## Begin Information provided

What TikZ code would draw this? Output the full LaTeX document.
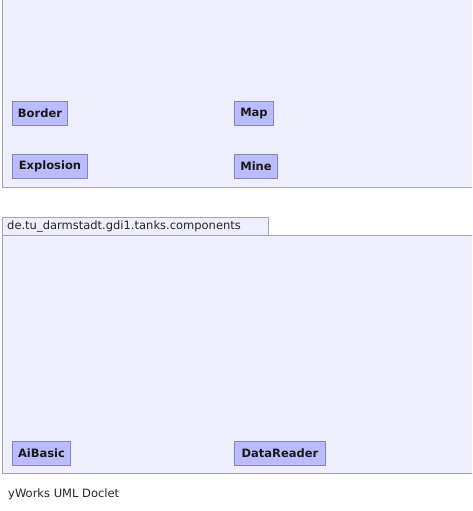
\documentclass[tikz,border=0pt]{standalone}
\usepackage{fontspec}
\setsansfont{DejaVu Sans}
\definecolor{panelfill}{HTML}{EEEEFC}
\definecolor{panelline}{HTML}{A4A4B4}
\definecolor{classfill}{HTML}{BBBBFF}
\definecolor{classline}{HTML}{8484C4}
\tikzset{
  panel/.style={fill=panelfill, draw=panelline, line width=1pt},
  classbox/.style={draw=classline, fill=classfill, line width=1pt, anchor=north west,
    minimum height=24pt, inner sep=0pt, font=\sffamily\bfseries\fontsize{11.5}{13}\selectfont, text=black!90},
  plaintext/.style={anchor=west, inner sep=0pt, font=\sffamily\fontsize{11.5}{13}\selectfont, text=black!85}
}
\begin{document}
\begin{tikzpicture}[x=1pt,y=-1pt]
\useasboundingbox (0,0) rectangle (472,511);
\clip (0,0) rectangle (472,511);
% top panel
\draw[panel] (2,-5) rectangle (480,187);
% bottom panel with tab
\draw[panel] (2,235) rectangle (480,473);
\draw[panel] (2,217) rectangle (268,235);
\node[plaintext] (tab) at (7,226.5) {de.tu\_darmstadt.gdi1.tanks.components};
% classes
\node[classbox, minimum width=55pt] (border) at (12,101) {Border};
\node[classbox, minimum width=75pt] (explosion) at (12,154) {Explosion};
\node[classbox, minimum width=39pt] (map) at (234,101) {Map};
\node[classbox, minimum width=43pt] (mine) at (234,154) {Mine};
\node[classbox, minimum width=58pt] (aibasic) at (12,441) {AiBasic};
\node[classbox, minimum width=91pt] (datareader) at (234,441) {DataReader};
\node[plaintext] (doclet) at (8,494) {yWorks UML Doclet};
\end{tikzpicture}
\end{document}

## End Information provided

--- Brief ---
Strip out the pictures and quote the remaining data word for word.

--- Result below ---
What TikZ code would draw this? Output the full LaTeX document.
\documentclass[tikz,border=0pt]{standalone}
\usepackage{fontspec}
\setsansfont{DejaVu Sans}
\definecolor{panelfill}{HTML}{EEEEFC}
\definecolor{panelline}{HTML}{A4A4B4}
\definecolor{classfill}{HTML}{BBBBFF}
\definecolor{classline}{HTML}{8484C4}
\tikzset{
  panel/.style={fill=panelfill, draw=panelline, line width=1pt},
  classbox/.style={draw=classline, fill=classfill, line width=1pt, anchor=north west,
    minimum height=24pt, inner sep=0pt, font=\sffamily\bfseries\fontsize{11.5}{13}\selectfont, text=black!90},
  plaintext/.style={anchor=west, inner sep=0pt, font=\sffamily\fontsize{11.5}{13}\selectfont, text=black!85}
}
\begin{document}
\begin{tikzpicture}[x=1pt,y=-1pt]
\useasboundingbox (0,0) rectangle (472,511);
\clip (0,0) rectangle (472,511);
% top panel
\draw[panel] (2,-5) rectangle (480,187);
% bottom panel with tab
\draw[panel] (2,235) rectangle (480,473);
\draw[panel] (2,217) rectangle (268,235);
\node[plaintext] (tab) at (7,226.5) {de.tu\_darmstadt.gdi1.tanks.components};
% classes
\node[classbox, minimum width=55pt] (border) at (12,101) {Border};
\node[classbox, minimum width=75pt] (explosion) at (12,154) {Explosion};
\node[classbox, minimum width=39pt] (map) at (234,101) {Map};
\node[classbox, minimum width=43pt] (mine) at (234,154) {Mine};
\node[classbox, minimum width=58pt] (aibasic) at (12,441) {AiBasic};
\node[classbox, minimum width=91pt] (datareader) at (234,441) {DataReader};
\node[plaintext] (doclet) at (8,494) {yWorks UML Doclet};
\end{tikzpicture}
\end{document}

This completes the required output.